Objective
Images embedded in the records are excluded; print everything else exactly as given.

Data records
-- Start --

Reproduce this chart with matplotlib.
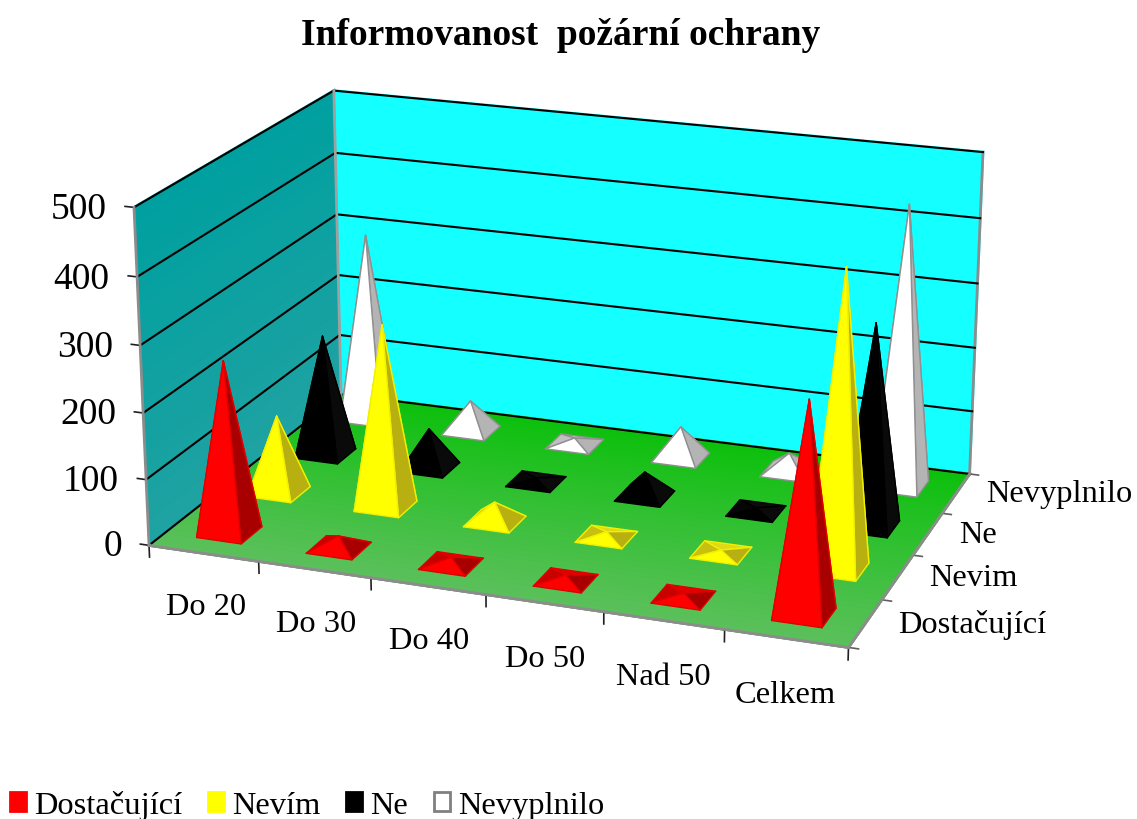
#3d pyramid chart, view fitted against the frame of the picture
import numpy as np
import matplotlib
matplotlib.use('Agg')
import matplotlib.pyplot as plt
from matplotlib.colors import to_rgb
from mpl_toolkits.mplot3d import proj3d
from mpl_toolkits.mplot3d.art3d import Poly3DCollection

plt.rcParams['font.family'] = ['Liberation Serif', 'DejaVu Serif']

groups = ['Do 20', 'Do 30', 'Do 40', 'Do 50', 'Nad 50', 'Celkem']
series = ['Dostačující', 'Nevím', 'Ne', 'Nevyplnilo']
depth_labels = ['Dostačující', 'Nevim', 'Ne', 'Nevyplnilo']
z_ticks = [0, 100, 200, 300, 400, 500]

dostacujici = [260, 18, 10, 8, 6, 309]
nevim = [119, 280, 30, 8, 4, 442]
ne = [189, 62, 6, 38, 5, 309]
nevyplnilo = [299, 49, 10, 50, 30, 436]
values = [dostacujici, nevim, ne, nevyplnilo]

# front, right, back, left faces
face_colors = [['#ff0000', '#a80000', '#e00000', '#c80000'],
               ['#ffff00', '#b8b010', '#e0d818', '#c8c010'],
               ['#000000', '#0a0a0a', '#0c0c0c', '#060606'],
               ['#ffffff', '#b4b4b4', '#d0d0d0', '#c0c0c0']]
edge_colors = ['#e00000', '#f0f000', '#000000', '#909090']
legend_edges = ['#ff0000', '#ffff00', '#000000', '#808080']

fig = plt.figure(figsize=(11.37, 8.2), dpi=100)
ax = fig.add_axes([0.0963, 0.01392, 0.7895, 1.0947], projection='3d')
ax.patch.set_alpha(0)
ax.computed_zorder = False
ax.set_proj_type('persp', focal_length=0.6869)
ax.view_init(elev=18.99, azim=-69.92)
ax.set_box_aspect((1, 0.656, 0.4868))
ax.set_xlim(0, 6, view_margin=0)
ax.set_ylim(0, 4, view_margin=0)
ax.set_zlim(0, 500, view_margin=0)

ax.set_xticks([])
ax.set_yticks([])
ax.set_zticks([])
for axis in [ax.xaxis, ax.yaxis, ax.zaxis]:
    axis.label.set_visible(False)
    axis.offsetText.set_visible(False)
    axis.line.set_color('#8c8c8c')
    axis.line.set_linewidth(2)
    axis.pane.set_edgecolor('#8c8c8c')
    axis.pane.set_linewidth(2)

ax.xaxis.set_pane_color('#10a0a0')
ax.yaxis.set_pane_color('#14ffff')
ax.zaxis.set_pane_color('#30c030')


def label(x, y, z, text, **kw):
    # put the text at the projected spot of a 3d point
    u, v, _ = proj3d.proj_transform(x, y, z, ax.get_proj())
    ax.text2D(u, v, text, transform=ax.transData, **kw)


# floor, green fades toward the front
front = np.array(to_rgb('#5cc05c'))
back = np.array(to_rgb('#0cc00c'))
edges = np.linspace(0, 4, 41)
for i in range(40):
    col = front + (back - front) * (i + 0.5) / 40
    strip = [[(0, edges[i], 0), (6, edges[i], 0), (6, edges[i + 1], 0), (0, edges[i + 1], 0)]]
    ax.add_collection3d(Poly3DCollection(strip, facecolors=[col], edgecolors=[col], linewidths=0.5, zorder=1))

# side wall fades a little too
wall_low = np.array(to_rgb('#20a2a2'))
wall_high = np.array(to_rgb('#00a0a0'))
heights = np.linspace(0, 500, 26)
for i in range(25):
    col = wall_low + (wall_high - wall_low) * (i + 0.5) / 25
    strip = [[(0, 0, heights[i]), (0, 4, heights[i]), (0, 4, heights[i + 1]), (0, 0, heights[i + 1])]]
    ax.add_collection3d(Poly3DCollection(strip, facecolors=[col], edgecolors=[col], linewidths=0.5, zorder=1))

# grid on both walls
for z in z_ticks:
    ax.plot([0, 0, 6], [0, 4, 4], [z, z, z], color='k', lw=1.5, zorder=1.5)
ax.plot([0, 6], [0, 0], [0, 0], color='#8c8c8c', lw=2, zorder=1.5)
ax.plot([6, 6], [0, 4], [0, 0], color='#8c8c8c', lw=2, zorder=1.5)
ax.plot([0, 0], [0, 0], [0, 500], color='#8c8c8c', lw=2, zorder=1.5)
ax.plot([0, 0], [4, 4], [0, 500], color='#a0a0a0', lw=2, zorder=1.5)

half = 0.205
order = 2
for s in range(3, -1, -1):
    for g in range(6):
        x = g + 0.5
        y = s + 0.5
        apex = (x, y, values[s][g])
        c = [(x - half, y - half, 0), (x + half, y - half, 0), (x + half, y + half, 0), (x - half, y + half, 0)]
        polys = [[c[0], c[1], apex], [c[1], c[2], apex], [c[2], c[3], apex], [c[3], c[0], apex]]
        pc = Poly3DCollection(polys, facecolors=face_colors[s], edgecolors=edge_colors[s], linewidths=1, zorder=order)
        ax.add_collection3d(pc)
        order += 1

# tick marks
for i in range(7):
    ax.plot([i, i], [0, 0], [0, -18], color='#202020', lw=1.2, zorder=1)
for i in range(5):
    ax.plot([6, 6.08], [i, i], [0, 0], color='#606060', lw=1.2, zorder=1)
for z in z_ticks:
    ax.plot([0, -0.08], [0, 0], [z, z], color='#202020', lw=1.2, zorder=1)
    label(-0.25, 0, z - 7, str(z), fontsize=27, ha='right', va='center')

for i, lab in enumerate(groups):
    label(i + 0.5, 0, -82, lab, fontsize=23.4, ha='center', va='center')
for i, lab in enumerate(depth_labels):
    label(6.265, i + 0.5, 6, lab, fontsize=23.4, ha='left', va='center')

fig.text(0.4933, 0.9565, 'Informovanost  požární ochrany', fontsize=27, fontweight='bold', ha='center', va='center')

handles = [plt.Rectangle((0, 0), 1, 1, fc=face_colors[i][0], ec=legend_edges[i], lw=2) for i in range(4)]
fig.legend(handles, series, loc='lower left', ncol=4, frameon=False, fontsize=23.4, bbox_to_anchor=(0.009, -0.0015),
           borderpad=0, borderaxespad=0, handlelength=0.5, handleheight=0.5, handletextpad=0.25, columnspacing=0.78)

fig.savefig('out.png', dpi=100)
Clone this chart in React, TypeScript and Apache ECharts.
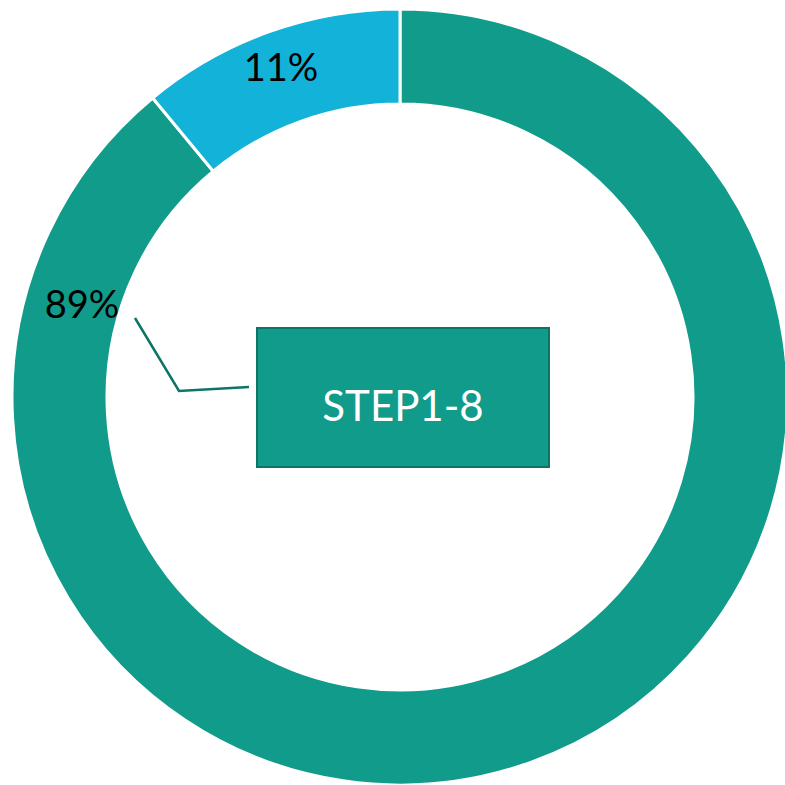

-- End --

Worked solution
Reproduce this chart with matplotlib.
#3d pyramid chart, view fitted against the frame of the picture
import numpy as np
import matplotlib
matplotlib.use('Agg')
import matplotlib.pyplot as plt
from matplotlib.colors import to_rgb
from mpl_toolkits.mplot3d import proj3d
from mpl_toolkits.mplot3d.art3d import Poly3DCollection

plt.rcParams['font.family'] = ['Liberation Serif', 'DejaVu Serif']

groups = ['Do 20', 'Do 30', 'Do 40', 'Do 50', 'Nad 50', 'Celkem']
series = ['Dostačující', 'Nevím', 'Ne', 'Nevyplnilo']
depth_labels = ['Dostačující', 'Nevim', 'Ne', 'Nevyplnilo']
z_ticks = [0, 100, 200, 300, 400, 500]

dostacujici = [260, 18, 10, 8, 6, 309]
nevim = [119, 280, 30, 8, 4, 442]
ne = [189, 62, 6, 38, 5, 309]
nevyplnilo = [299, 49, 10, 50, 30, 436]
values = [dostacujici, nevim, ne, nevyplnilo]

# front, right, back, left faces
face_colors = [['#ff0000', '#a80000', '#e00000', '#c80000'],
               ['#ffff00', '#b8b010', '#e0d818', '#c8c010'],
               ['#000000', '#0a0a0a', '#0c0c0c', '#060606'],
               ['#ffffff', '#b4b4b4', '#d0d0d0', '#c0c0c0']]
edge_colors = ['#e00000', '#f0f000', '#000000', '#909090']
legend_edges = ['#ff0000', '#ffff00', '#000000', '#808080']

fig = plt.figure(figsize=(11.37, 8.2), dpi=100)
ax = fig.add_axes([0.0963, 0.01392, 0.7895, 1.0947], projection='3d')
ax.patch.set_alpha(0)
ax.computed_zorder = False
ax.set_proj_type('persp', focal_length=0.6869)
ax.view_init(elev=18.99, azim=-69.92)
ax.set_box_aspect((1, 0.656, 0.4868))
ax.set_xlim(0, 6, view_margin=0)
ax.set_ylim(0, 4, view_margin=0)
ax.set_zlim(0, 500, view_margin=0)

ax.set_xticks([])
ax.set_yticks([])
ax.set_zticks([])
for axis in [ax.xaxis, ax.yaxis, ax.zaxis]:
    axis.label.set_visible(False)
    axis.offsetText.set_visible(False)
    axis.line.set_color('#8c8c8c')
    axis.line.set_linewidth(2)
    axis.pane.set_edgecolor('#8c8c8c')
    axis.pane.set_linewidth(2)

ax.xaxis.set_pane_color('#10a0a0')
ax.yaxis.set_pane_color('#14ffff')
ax.zaxis.set_pane_color('#30c030')


def label(x, y, z, text, **kw):
    # put the text at the projected spot of a 3d point
    u, v, _ = proj3d.proj_transform(x, y, z, ax.get_proj())
    ax.text2D(u, v, text, transform=ax.transData, **kw)


# floor, green fades toward the front
front = np.array(to_rgb('#5cc05c'))
back = np.array(to_rgb('#0cc00c'))
edges = np.linspace(0, 4, 41)
for i in range(40):
    col = front + (back - front) * (i + 0.5) / 40
    strip = [[(0, edges[i], 0), (6, edges[i], 0), (6, edges[i + 1], 0), (0, edges[i + 1], 0)]]
    ax.add_collection3d(Poly3DCollection(strip, facecolors=[col], edgecolors=[col], linewidths=0.5, zorder=1))

# side wall fades a little too
wall_low = np.array(to_rgb('#20a2a2'))
wall_high = np.array(to_rgb('#00a0a0'))
heights = np.linspace(0, 500, 26)
for i in range(25):
    col = wall_low + (wall_high - wall_low) * (i + 0.5) / 25
    strip = [[(0, 0, heights[i]), (0, 4, heights[i]), (0, 4, heights[i + 1]), (0, 0, heights[i + 1])]]
    ax.add_collection3d(Poly3DCollection(strip, facecolors=[col], edgecolors=[col], linewidths=0.5, zorder=1))

# grid on both walls
for z in z_ticks:
    ax.plot([0, 0, 6], [0, 4, 4], [z, z, z], color='k', lw=1.5, zorder=1.5)
ax.plot([0, 6], [0, 0], [0, 0], color='#8c8c8c', lw=2, zorder=1.5)
ax.plot([6, 6], [0, 4], [0, 0], color='#8c8c8c', lw=2, zorder=1.5)
ax.plot([0, 0], [0, 0], [0, 500], color='#8c8c8c', lw=2, zorder=1.5)
ax.plot([0, 0], [4, 4], [0, 500], color='#a0a0a0', lw=2, zorder=1.5)

half = 0.205
order = 2
for s in range(3, -1, -1):
    for g in range(6):
        x = g + 0.5
        y = s + 0.5
        apex = (x, y, values[s][g])
        c = [(x - half, y - half, 0), (x + half, y - half, 0), (x + half, y + half, 0), (x - half, y + half, 0)]
        polys = [[c[0], c[1], apex], [c[1], c[2], apex], [c[2], c[3], apex], [c[3], c[0], apex]]
        pc = Poly3DCollection(polys, facecolors=face_colors[s], edgecolors=edge_colors[s], linewidths=1, zorder=order)
        ax.add_collection3d(pc)
        order += 1

# tick marks
for i in range(7):
    ax.plot([i, i], [0, 0], [0, -18], color='#202020', lw=1.2, zorder=1)
for i in range(5):
    ax.plot([6, 6.08], [i, i], [0, 0], color='#606060', lw=1.2, zorder=1)
for z in z_ticks:
    ax.plot([0, -0.08], [0, 0], [z, z], color='#202020', lw=1.2, zorder=1)
    label(-0.25, 0, z - 7, str(z), fontsize=27, ha='right', va='center')

for i, lab in enumerate(groups):
    label(i + 0.5, 0, -82, lab, fontsize=23.4, ha='center', va='center')
for i, lab in enumerate(depth_labels):
    label(6.265, i + 0.5, 6, lab, fontsize=23.4, ha='left', va='center')

fig.text(0.4933, 0.9565, 'Informovanost  požární ochrany', fontsize=27, fontweight='bold', ha='center', va='center')

handles = [plt.Rectangle((0, 0), 1, 1, fc=face_colors[i][0], ec=legend_edges[i], lw=2) for i in range(4)]
fig.legend(handles, series, loc='lower left', ncol=4, frameon=False, fontsize=23.4, bbox_to_anchor=(0.009, -0.0015),
           borderpad=0, borderaxespad=0, handlelength=0.5, handleheight=0.5, handletextpad=0.25, columnspacing=0.78)

fig.savefig('out.png', dpi=100)
Clone this chart in React, TypeScript and Apache ECharts.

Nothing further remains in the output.